Yes, Pascal+ GPUs support HW page faulting and on-demand migration. GPU supports multiple different page sizes, but we don’t document publicly what are these sizes.

1 Like

Hello,
My system has one CPU and one V100-32 GPU. My code uses two unified memory arrays, X and Y, which are allocated using cudaMallocManaged(). Elements of both arrays, X and Y, are only accessed in GPU kernel and not in the CPU host side. I have provided the screenshot of my code for your reference herewith.

The total execution time of the above program using unified memory is 54 times faster than the time required to just allocate arrays X and Y as pinned memory using cudaMallocHost() as follows:

cudaMallocHost(&x, N*sizeof(float));

cudaMallocHost(&y, N*sizeof(float));

My doubt is that, if cudaMallocHost() as well as cudaMallocManaged(), both allocate pinned memory on the CPU host side, then why just pinned memory allocation for arrays, X and Y, using cudaMallocHost() is 54 times slower than the whole program execution using unified memory for the same arrays X and Y.

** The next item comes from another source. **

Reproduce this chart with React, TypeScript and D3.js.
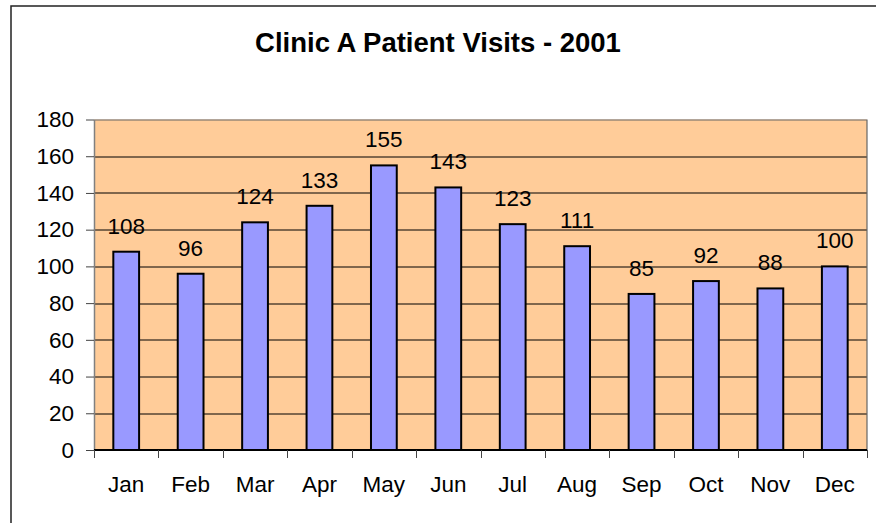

SIDE NOTE- I have used clock() function to measure the execution times. Also cudaDeviceSynchronize() was used after the kernel to get correct time measurement.

cudaMallocManaged call itself does not allocate any memory. It only reserves the VA, and physical backing will be allocated on first touch, depending on the accessing processor. In your example above, memory will be allocated during add kernel execution: SMs will try to access the VA, trigger faults, Unified Memory driver will process the faults, and allocate GPU memory and will use larger GPU page sizes. It you were to touch the memory first on the host, the physical backing will be allocated there and may use different page sizes.

cudaMallocHost actually allocates physical memory on the CPU, so it’s more expensive than cudaMallocManaged call alone. Also, depending on your system, CPU may use smaller page sizes, so allocating and pinning memory on the CPU may take longer than doing the same on the GPU.

@user34605 hope that clears things up!

Hello,
Thanks for the reply. That was quite helpful. I just had one more small doubt regarding unified memory.

I completely understand the point that cudaMallocManaged() only reserves the VA, and physical backing will be allocated on first touch, depending on the accessing processor.

Now, lets say that I allocate one array X, whose size is equal to 10 CPU pages, using cudaMallocManaged(). And in my whole program, I access only first element of X ,i.e., X[0]. As per my understanding, CPU memory for whole array X will be allocated, when I access X[0], and not when I call cudaMallocManaged(X) (More specifically, on the first touch by CPU).

Now, which of the following two conditions will hold, when I first access X[0] on CPU?

  1. Only first CPU page for array X will be page-locked on accessing X[0] for the first time, as I am only accessing X[0].
  2. All 10 CPU pages for array X will be page-locked on accessing X[0] for the first time.